On a more positive note, there are signs that institutions are working to improve the situation. Universities worldwide have started to acknowledge that mental health issues are common in academia, and they have begun to look for ways to better support their students and staff, Anseel says. Since he and his co-authors published their paper, they have been receiving three or four invitations per week from institutions to present their findings and help set up monitoring and prevention practices, he adds.
Wendy Ingram, who co-founded a well-being and mental health peer support network when she was a graduate student at the University of California (UC), Berkeley, after a dear friend in her program died by suicide due to depression, agrees that “more academic institutions are taking steps to tackle mental health issues,” she writes in an email to Science Careers. For example, in the fall of 2017 UC Berkeley set up a satellite counseling service specifically for Ph.D. students, and last month Johns Hopkins University released a 51-page report looking into measures to better support student mental health and well-being on campus.
However, all too often initiatives are “small and homegrown or based in individual departments,” says Ingram, who is now a postdoctoral fellow at Johns Hopkins Bloomberg School of Public Health in Baltimore, Maryland. More also needs to be done for students who may experience additional challenges in the workplace and beyond due to their minority status, including LGBTQ+ students and women, she says. For real change, she would like to see “creation of a culture that is about prevention and intervention, not crisis response and stigma.”

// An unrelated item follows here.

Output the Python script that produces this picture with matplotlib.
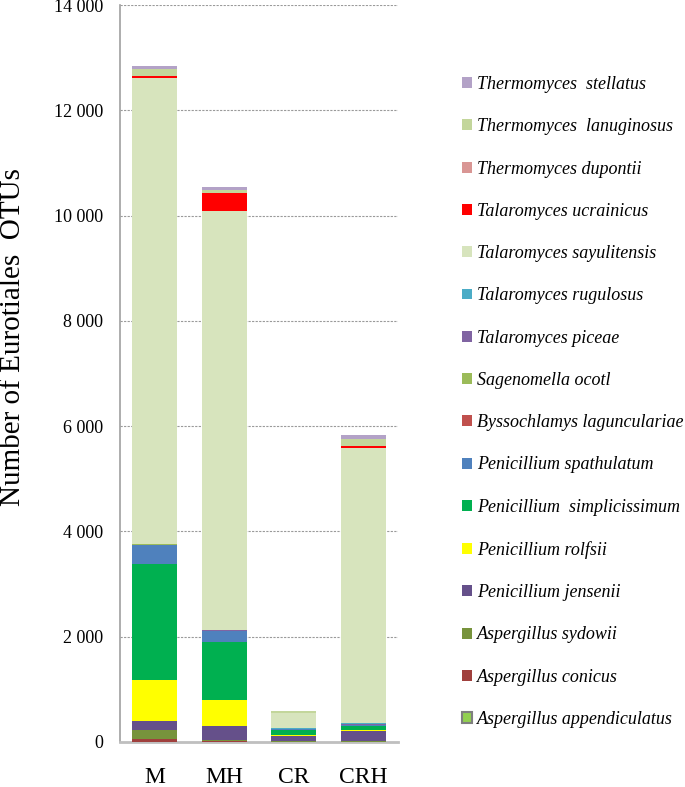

Institutions have an important role to play, writes Gail Kinman, a professor at the University of Bedfordshire in the United Kingdom, in an email to Science Careers. Her work has found evidence of psychological distress among university staff, and she welcomes the new study’s addition to the literature. PIs should also better support students by appreciating their personal circumstances and highlighting the need for work-life balance for a sustainable career, she adds. But “supervisors may well be experiencing high stress and mental health problems themselves,” Kinman notes, adding that “academics alone cannot and should not take responsibility for the mental health of their students.”
That’s part of why it is important for students to take charge of their situation. “If you are concerned about your mental health, take action at an early stage. Contact your counseling service to discuss options,” Kinman says. She also encourages students to nurture their mental health by engaging in self-care, taking time to recover after intense spells of work, setting boundaries between professional and private life, showing compassion and forgiveness toward themselves, and establishing a social support network.
Evans also emphasizes that students who are not currently struggling with mental health can be proactive and put themselves in a good position for when the going may get rough. “In everybody’s life there are ups and downs and unexpected turns, and the struggles can become very real very rapidly,” she says. “It is very important to know who you can turn to and … build that team of people now so that you have them.”